The International Herald Tribune quoted the Russian army’s head of foreign relations as saying: “This is a barbarous, anti-humane act towards the populations of other countries. There was no military reason for carrying out the strikes.” Le Monde said: “Mr Bush should understand that the policy of bombardment and sanctions hurts no one more than the Iraqi people.”

The official Iraqi newspaper Al-Qadissiya called Mr Bush “the son of a viper” and “the new dwarf” and promised vengeance: “The savage crime will not pass unpunished and without decisive retaliation.”

The reason I recall the coverage so clearly is that I’d been asked to produce an analysis of “the language of journalism”, and I took reports of the Baghdad raids as my main source material. As the world prepares for retaliation over the attacks on the US, newspapers will play a crucial role in countries’ perceptions of the coming events and their peoples’ reaction to them.

The mood in the past two weeks has been more restrained than might have been expected, with papers soberly preparing their readers for large-scale conflict. Even the Daily Mail’s famous attack on the BBC’s “anti-American” Question Time – headlined “How the BBC shamed Britain” – was just that, a headline. Anyone who studied the whole double-page spread will have been struck by how balanced it was.
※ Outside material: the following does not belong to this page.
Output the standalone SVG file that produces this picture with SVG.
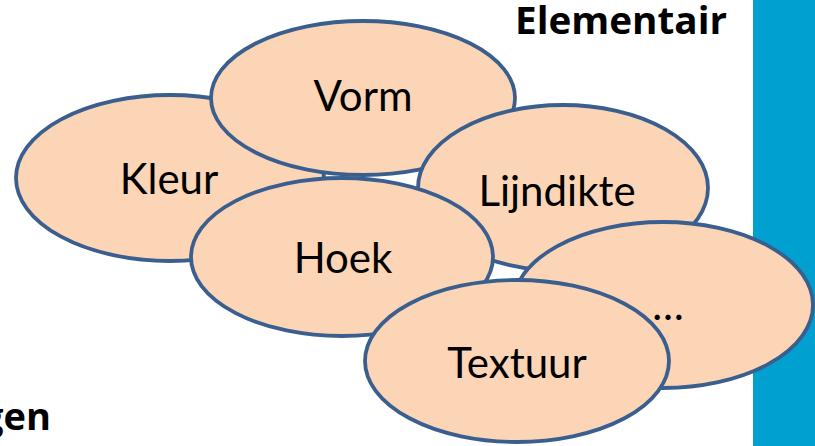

It included a large article by Phillip Knightley, headed “Disturbing as it may be, the sad truth is that many people throughout the world DO hate America and what she stands for.” It was an object lesson in how emotive headlines can set the tone of entire pages, regardless of what is underneath.

But once the military response begins we are likely to see more of those “Dubya zaps…” and “RAF heroes join blitz” headlines, designed to stiffen the sinews and steel the nation’s resolve. Already there has been heavy crossfire between rival papers and columnists over the expression of “anti-American” views on Question Time and in

papers like the Guardian (dubbed the Daily Terrorist by Andrew Neil).

As Brian MacArthur of The Times observed: “The vituperation heaped on Guardian columnists in the past week has been more violent than during any crisis, including the Falklands and the Gulf War, since 1956.” That was when the Observer and the (then Manchester) Guardian led the opposition over Suez. Nowhere has the debate been fiercer than in The Times’ own pages, where Michael Gove stormed that “evil has found its apologists in our midst… overwhelmingly in the Guardian” only to see his views decried as “bloodthirsty silliness” by fellow-columnists Matthew Parris and Simon Jenkins.

This debate will get more heated now that we face the possibility of surrendering some civil liberties, including the possible introduction of identity cards for the first time since the Fifties. In those circumstances, the question of how far newspapers should be allowed to question the Government’s policies in time of war will be raised once again – to be met, no doubt, with the rejoinder that such freedom of expression is what we will be fighting for.

And all this in the knowledge that, commercially, newspapers – like all media – will suffer badly from the coming conflict. Though millions of extra copies were sold in the immediate aftermath of the terrorist attacks, and the UK papers demonstrated their superiority over those in America – with a stunning use of pictures and the breadth and depth of their writing and analysis – that was the silver lining.

We have yet to see the full extent of the cloud.